There was a question that used to stump me when I met someone for the first time. The person would ask a common question, “How many children do you have? I’d then begin a search for the right answer, the answer that wouldn’t derail the conversation, that wouldn’t take us on a detour and cause me to have to take care of the person who asked the question. I wanted to avoid creating that big gulf between us, me as the one who mourns and they, the person who can’t even imagine it. The truth I want to get to –“I raised three children but now there is only one on this plane, and I don’t hear from him as often as I’d like.”
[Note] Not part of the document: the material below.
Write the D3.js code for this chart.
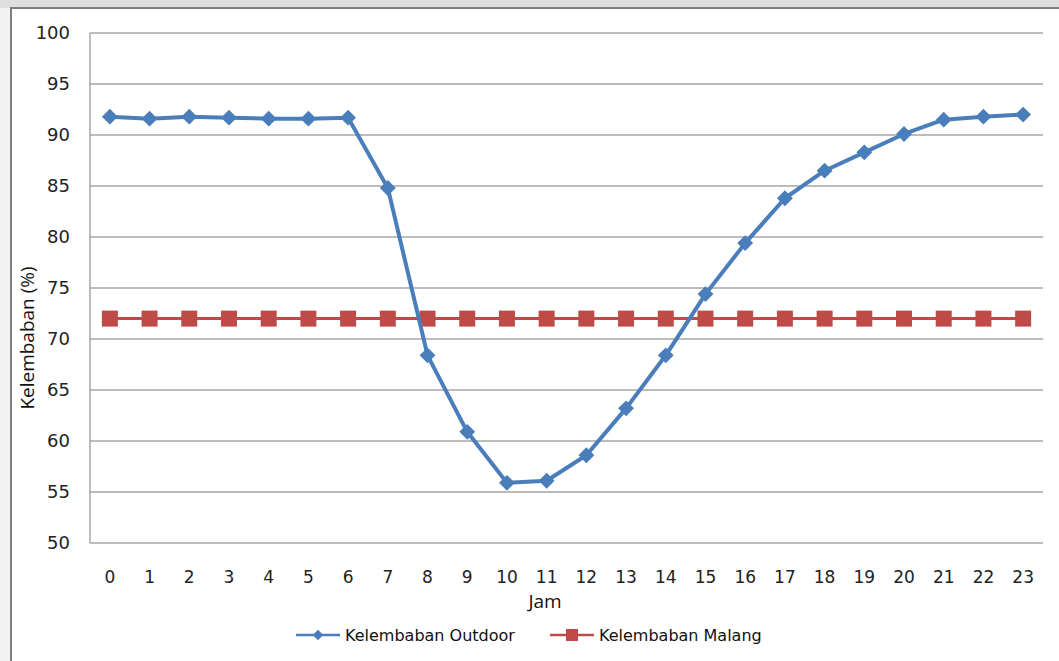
<!DOCTYPE html>
<html>
<head>
<meta charset="utf-8">
<script src="https://cdn.jsdelivr.net/npm/d3@7"></script>
<style>
  html, body { margin: 0; padding: 0; background: #ffffff; }
  svg { display: block; }
</style>
</head>
<body>
<svg id="chart" width="1059" height="661"></svg>
<script>
const hours = d3.range(0, 24).map(String);
const outdoor = [91.8, 91.6, 91.8, 91.7, 91.6, 91.6, 91.7, 84.8, 68.4, 60.9, 55.9, 56.1,
                 58.6, 63.2, 68.4, 74.4, 79.4, 83.8, 86.5, 88.3, 90.1, 91.5, 91.8, 92.0];
const malang = [72, 72, 72, 72, 72, 72, 72, 72, 72, 72, 72, 72,
                72, 72, 72, 72, 72, 72, 72, 72, 72, 72, 72, 72];
const yTicks = [50, 55, 60, 65, 70, 75, 80, 85, 90, 95, 100];
const seriesNames = ["Kelembaban Outdoor", "Kelembaban Malang"];
const xTitle = "Jam";
const yTitle = "Kelembaban (%)";

const svg = d3.select("#chart");
const W = 1059, H = 661;
const blue = "#4A7EBB", red = "#BE4B48";

// outer background / frame
svg.append("rect").attr("x", 0).attr("y", 0).attr("width", W).attr("height", H).attr("fill", "#dedede");
svg.append("rect").attr("x", 0).attr("y", 8).attr("width", 11).attr("height", H).attr("fill", "#f2f2f2");
svg.append("rect").attr("x", 11).attr("y", 8).attr("width", W - 11).attr("height", H - 8).attr("fill", "#ffffff");
svg.append("path").attr("d", `M11,${H} V8 H${W}`).attr("fill", "none").attr("stroke", "#7f7f7f").attr("stroke-width", 2);

const plot = { left: 90, right: 1043, top: 33, bottom: 543 };
const x = d3.scaleBand().domain(hours).range([plot.left, plot.right]);
const y = d3.scaleLinear().domain([50, 100]).range([plot.bottom, plot.top]);
const cx = d => x(d) + x.bandwidth() / 2;

// gridlines
svg.append("g").selectAll("line").data(yTicks).join("line")
  .attr("x1", plot.left).attr("x2", plot.right)
  .attr("y1", d => y(d)).attr("y2", d => y(d))
  .attr("stroke", "#a6a6a6").attr("stroke-width", 1.5);

// y axis line
svg.append("line").attr("x1", plot.left).attr("x2", plot.left)
  .attr("y1", plot.top).attr("y2", plot.bottom)
  .attr("stroke", "#a6a6a6").attr("stroke-width", 1.5);

// y axis labels
const yAxis = d3.axisLeft(y).tickValues(yTicks).tickSize(0).tickPadding(20);
const gy = svg.append("g").attr("transform", `translate(${plot.left},0)`).call(yAxis);
gy.select(".domain").remove();
gy.selectAll("text").attr("font-family", "DejaVu Sans, sans-serif").attr("font-size", 18).attr("fill", "#222");

// x axis labels
const xAxis = d3.axisBottom(x).tickSize(0).tickPadding(28);
const gx = svg.append("g").attr("transform", `translate(0,${plot.bottom})`).call(xAxis);
gx.select(".domain").remove();
gx.selectAll("text").attr("font-family", "DejaVu Sans, sans-serif").attr("font-size", 17).attr("fill", "#222");

// axis titles
svg.append("text").attr("x", 545).attr("y", 608).attr("text-anchor", "middle")
  .attr("font-family", "Open Sans, sans-serif").attr("font-size", 19).attr("fill", "#111").text(xTitle);
svg.append("text").attr("transform", "translate(34,338) rotate(-90)").attr("text-anchor", "middle")
  .attr("font-family", "Open Sans, sans-serif").attr("font-size", 19).attr("fill", "#111").text(yTitle);

const line = d3.line().x((d, i) => cx(hours[i])).y(d => y(d));

// Malang series
svg.append("path").datum(malang).attr("d", line).attr("fill", "none")
  .attr("stroke", red).attr("stroke-width", 3);
svg.append("g").selectAll("rect").data(malang).join("rect")
  .attr("x", (d, i) => cx(hours[i]) - 8).attr("y", d => y(d) - 8)
  .attr("width", 16).attr("height", 16).attr("fill", red);

// Outdoor series
svg.append("path").datum(outdoor).attr("d", line).attr("fill", "none")
  .attr("stroke", blue).attr("stroke-width", 4).attr("stroke-linejoin", "round");
const diamond = d3.symbol().type(d3.symbolDiamond2).size(160);
svg.append("g").selectAll("path").data(outdoor).join("path")
  .attr("transform", (d, i) => `translate(${cx(hours[i])},${y(d)})`)
  .attr("d", diamond).attr("fill", blue);

// legend
const legY = 635;
const leg = svg.append("g");
const legendItems = [
  { name: seriesNames[0], color: blue, x0: 296, type: "diamond" },
  { name: seriesNames[1], color: red, x0: 550, type: "square" }
];
legendItems.forEach(it => {
  leg.append("line").attr("x1", it.x0).attr("x2", it.x0 + 44).attr("y1", legY).attr("y2", legY)
    .attr("stroke", it.color).attr("stroke-width", 2.5);
  if (it.type === "diamond") {
    leg.append("path").attr("transform", `translate(${it.x0 + 22},${legY})`)
      .attr("d", d3.symbol().type(d3.symbolDiamond2).size(70)).attr("fill", it.color);
  } else {
    leg.append("rect").attr("x", it.x0 + 22 - 6).attr("y", legY - 6).attr("width", 12).attr("height", 12).attr("fill", it.color);
  }
  leg.append("text").attr("x", it.x0 + 49).attr("y", legY + 6)
    .attr("font-family", "DejaVu Sans, sans-serif").attr("font-size", 16).attr("fill", "#111").text(it.name);
});
</script>
</body>
</html>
Grief is a response to losing someone or something that we love. In spite of the fact that loss is common in most every life, and the fact that there are eight different types of loss that need grieving, we are not comfortable with one another’s grief, or with our own. Now that everybody on the planet is suffering multiple losses – this might be the time to embrace grief and see what learning to do it well offers for our future life.
How did we get it so wrong? We in western culture have been taught things that may not be so. The predominant model that is still repeated in news articles and conversations is that grieving is a series of orderly stairsteps through predictable stages arriving at a completion that puts it all behind us. We climb those stairs and then, arriving at the top landing we dust off our palms and declare we have arrived at acceptance.
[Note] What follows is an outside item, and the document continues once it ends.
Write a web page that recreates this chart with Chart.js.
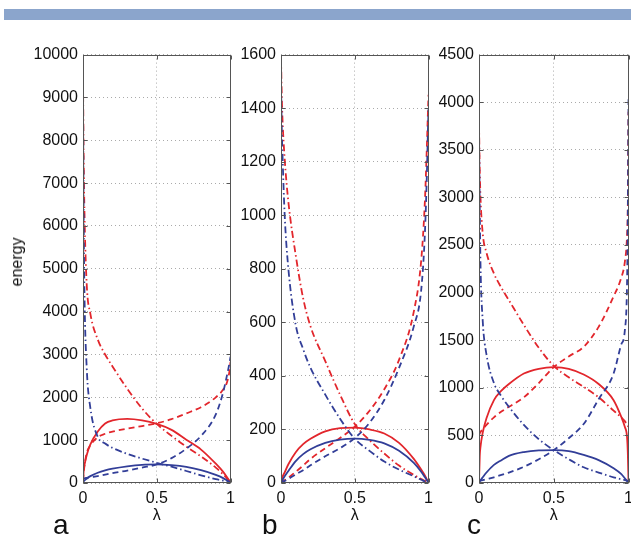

I propose a different model. After a life that has given me many opportunities to grieve, I not only don’t subscribe to this model but I don’t subscribe to the emerging model, the “everyone grieves differently and there is no wrong way to grieve model that’s becoming popular. My notion is that you can get it wrong if you don’t do it. And the sages throughout the ages have articulated principles that still hold true. It helps to know that grief is episodic and will be reoccurring throughout our lives. Grief is the price of losing love and once we process the loss, it becomes a part of who we become. Getting good at grieving means at the end, we look back on a life well-lived.
Rather than the image of stairsteps or complete chaos, I prefer the image of the surf rising and falling with the tides, being moved by winds and storms from larger realities. In the famous Japanese wood block painting of big waves we’re in these little boats, sometimes paddling with an easy rhythm, or floating, enjoying a calm sea. At other times we’re marshaling all our individual and communal strength not to be overcome by the intensity and frequency of the waves. The Art of Grieving means to be in touch with others in the same boat, to drop into liminal space – that space indigenous peoples call the space “between the worlds” and create – through writing, chanting, drawing, dancing, cooking, making masks, helping others, (or rejoicing in those people who are helping others).
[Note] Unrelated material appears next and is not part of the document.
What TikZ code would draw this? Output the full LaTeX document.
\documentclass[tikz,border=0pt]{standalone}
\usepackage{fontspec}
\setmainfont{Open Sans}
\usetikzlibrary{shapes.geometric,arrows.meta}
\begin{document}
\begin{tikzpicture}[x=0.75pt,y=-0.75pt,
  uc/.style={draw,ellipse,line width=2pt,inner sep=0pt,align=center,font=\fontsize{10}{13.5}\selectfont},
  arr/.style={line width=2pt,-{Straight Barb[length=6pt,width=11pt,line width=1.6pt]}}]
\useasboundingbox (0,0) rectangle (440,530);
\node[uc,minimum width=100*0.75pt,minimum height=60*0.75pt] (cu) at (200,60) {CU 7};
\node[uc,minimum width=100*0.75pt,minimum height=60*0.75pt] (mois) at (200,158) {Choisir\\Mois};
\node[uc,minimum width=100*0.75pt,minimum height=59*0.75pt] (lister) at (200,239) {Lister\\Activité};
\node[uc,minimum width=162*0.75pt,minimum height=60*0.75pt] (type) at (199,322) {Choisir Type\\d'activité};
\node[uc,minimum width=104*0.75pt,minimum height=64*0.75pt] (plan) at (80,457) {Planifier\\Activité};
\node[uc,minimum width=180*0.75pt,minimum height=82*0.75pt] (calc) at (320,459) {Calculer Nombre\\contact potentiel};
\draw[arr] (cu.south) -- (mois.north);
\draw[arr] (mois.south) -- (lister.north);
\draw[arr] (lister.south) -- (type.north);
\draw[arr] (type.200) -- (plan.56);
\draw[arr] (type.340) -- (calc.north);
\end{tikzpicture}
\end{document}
All deaths and many losses have the power to overwhelm, shock, terrify or shatter our world view. The process of grieving requires mourning, an outward expression in community. Naming it. Honoring it. Letting others know we feel it with you. And thankfully that’s what many are doing in this challenging time.
Join me and the Wing & A Prayer Pittsburgh Players this Thursday May 28th at 7 pm eastern, 4 pm Pacific as we perform and present, as part of the Reimagine Festival on-line, The Art of Grieving: Towards a Well-Lived Life https://letsreimagine.org/ 3780/the-art-of-grieving- toward-a-life-well-lived
If you’d like a printable poster of all the items go to my website and download a copy https://sheilakcollins. com/
Looking for a personal consultation as you navigate this liminal time?
Call me at 817-706-4967 or drop me a line at sheilakcollins@gmail.com
Offerings and Events
Join us TODAY May 28th for “The Art of Grieving: Toward a Life Well-Lived”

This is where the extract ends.